▶ RAW DATA
↓↓↓

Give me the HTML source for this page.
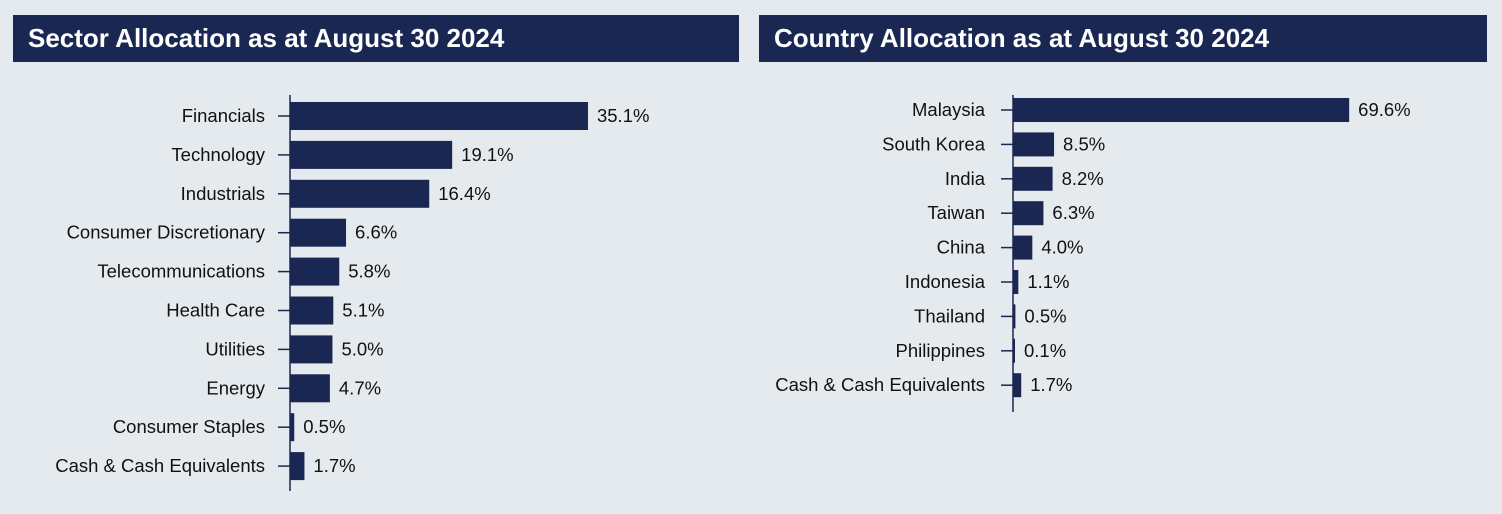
<!DOCTYPE html>
<html><head><meta charset="utf-8"><style>
html,body{margin:0;padding:0;background:#e4eaee;}
body{width:1502px;height:514px;position:relative;overflow:hidden;font-family:"Liberation Sans",sans-serif;}
.hdr{position:absolute;top:15px;height:47px;background:#1b2753;color:#fff;font-weight:bold;font-size:26px;line-height:47px;padding-left:15px;box-sizing:border-box;white-space:nowrap;}
svg{position:absolute;left:0;top:0;}
</style></head><body>
<div class="hdr" style="left:13px;width:726px">Sector Allocation as at August 30 2024</div>
<div class="hdr" style="left:759px;width:728px">Country Allocation as at August 30 2024</div>
<svg id="chart" width="1502" height="514"></svg>
<script>
const sectorCategories=["Financials","Technology","Industrials","Consumer Discretionary","Telecommunications","Health Care","Utilities","Energy","Consumer Staples","Cash & Cash Equivalents"];
const sectorValues=[35.1,19.1,16.4,6.6,5.8,5.1,5.0,4.7,0.5,1.7];
const countryCategories=["Malaysia","South Korea","India","Taiwan","China","Indonesia","Thailand","Philippines","Cash & Cash Equivalents"];
const countryValues=[69.6,8.5,8.2,6.3,4.0,1.1,0.5,0.1,1.7];
const svg=document.getElementById('chart');
const NS='http://www.w3.org/2000/svg';
function mk(t,a){const e=document.createElementNS(NS,t);for(const k in a)e.setAttribute(k,a[k]);svg.appendChild(e);return e;}
function draw(cats,vals,cfg,prefix){
  const x=v=>cfg.x0+v*cfg.scale;
  const y=i=>cfg.y0+i*cfg.step;
  const ax=mk('line',{x1:cfg.x0,x2:cfg.x0,y1:cfg.yTop,y2:cfg.yBot,stroke:'#1b2753','stroke-width':1.5});
  
  
  cats.forEach((c,i)=>{
    const cy=y(i);
    const t=mk('line',{x1:cfg.x0-12,x2:cfg.x0,y1:cy,y2:cy,stroke:'#1b2753','stroke-width':1.5});
    
    
    const l=mk('text',{x:cfg.labelX,y:cy+6,'text-anchor':'end','font-size':18.5,fill:'#111'});
    l.textContent=c;
    
    
    const w=Math.max(vals[i]*cfg.scale,2);
    const b=mk('rect',{x:cfg.x0,y:cy-cfg.bh/2,width:w,height:cfg.bh,fill:'#1b2753'});
    
    
    const v=mk('text',{x:cfg.x0+w+9,y:cy+6,'font-size':18.5,fill:'#111'});
    v.textContent=vals[i].toFixed(1)+'%';
    
    
  });
}
draw(sectorCategories,sectorValues,{x0:290,labelX:265,scale:8.49,y0:116,step:38.9,bh:28,yTop:95,yBot:491},'sector');
draw(countryCategories,countryValues,{x0:1013,labelX:985,scale:4.83,y0:110,step:34.4,bh:24,yTop:95,yBot:412},'country');
</script>
</body></html>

↑↑↑

▶ SET TASK
Copy the listing word for word, excluding its pictures.

▶ THE OUTPUT
Give me the HTML source for this page.
<!DOCTYPE html>
<html><head><meta charset="utf-8"><style>
html,body{margin:0;padding:0;background:#e4eaee;}
body{width:1502px;height:514px;position:relative;overflow:hidden;font-family:"Liberation Sans",sans-serif;}
.hdr{position:absolute;top:15px;height:47px;background:#1b2753;color:#fff;font-weight:bold;font-size:26px;line-height:47px;padding-left:15px;box-sizing:border-box;white-space:nowrap;}
svg{position:absolute;left:0;top:0;}
</style></head><body>
<div class="hdr" style="left:13px;width:726px">Sector Allocation as at August 30 2024</div>
<div class="hdr" style="left:759px;width:728px">Country Allocation as at August 30 2024</div>
<svg id="chart" width="1502" height="514"></svg>
<script>
const sectorCategories=["Financials","Technology","Industrials","Consumer Discretionary","Telecommunications","Health Care","Utilities","Energy","Consumer Staples","Cash & Cash Equivalents"];
const sectorValues=[35.1,19.1,16.4,6.6,5.8,5.1,5.0,4.7,0.5,1.7];
const countryCategories=["Malaysia","South Korea","India","Taiwan","China","Indonesia","Thailand","Philippines","Cash & Cash Equivalents"];
const countryValues=[69.6,8.5,8.2,6.3,4.0,1.1,0.5,0.1,1.7];
const svg=document.getElementById('chart');
const NS='http://www.w3.org/2000/svg';
function mk(t,a){const e=document.createElementNS(NS,t);for(const k in a)e.setAttribute(k,a[k]);svg.appendChild(e);return e;}
function draw(cats,vals,cfg,prefix){
  const x=v=>cfg.x0+v*cfg.scale;
  const y=i=>cfg.y0+i*cfg.step;
  const ax=mk('line',{x1:cfg.x0,x2:cfg.x0,y1:cfg.yTop,y2:cfg.yBot,stroke:'#1b2753','stroke-width':1.5});
  
  
  cats.forEach((c,i)=>{
    const cy=y(i);
    const t=mk('line',{x1:cfg.x0-12,x2:cfg.x0,y1:cy,y2:cy,stroke:'#1b2753','stroke-width':1.5});
    
    
    const l=mk('text',{x:cfg.labelX,y:cy+6,'text-anchor':'end','font-size':18.5,fill:'#111'});
    l.textContent=c;
    
    
    const w=Math.max(vals[i]*cfg.scale,2);
    const b=mk('rect',{x:cfg.x0,y:cy-cfg.bh/2,width:w,height:cfg.bh,fill:'#1b2753'});
    
    
    const v=mk('text',{x:cfg.x0+w+9,y:cy+6,'font-size':18.5,fill:'#111'});
    v.textContent=vals[i].toFixed(1)+'%';
    
    
  });
}
draw(sectorCategories,sectorValues,{x0:290,labelX:265,scale:8.49,y0:116,step:38.9,bh:28,yTop:95,yBot:491},'sector');
draw(countryCategories,countryValues,{x0:1013,labelX:985,scale:4.83,y0:110,step:34.4,bh:24,yTop:95,yBot:412},'country');
</script>
</body></html>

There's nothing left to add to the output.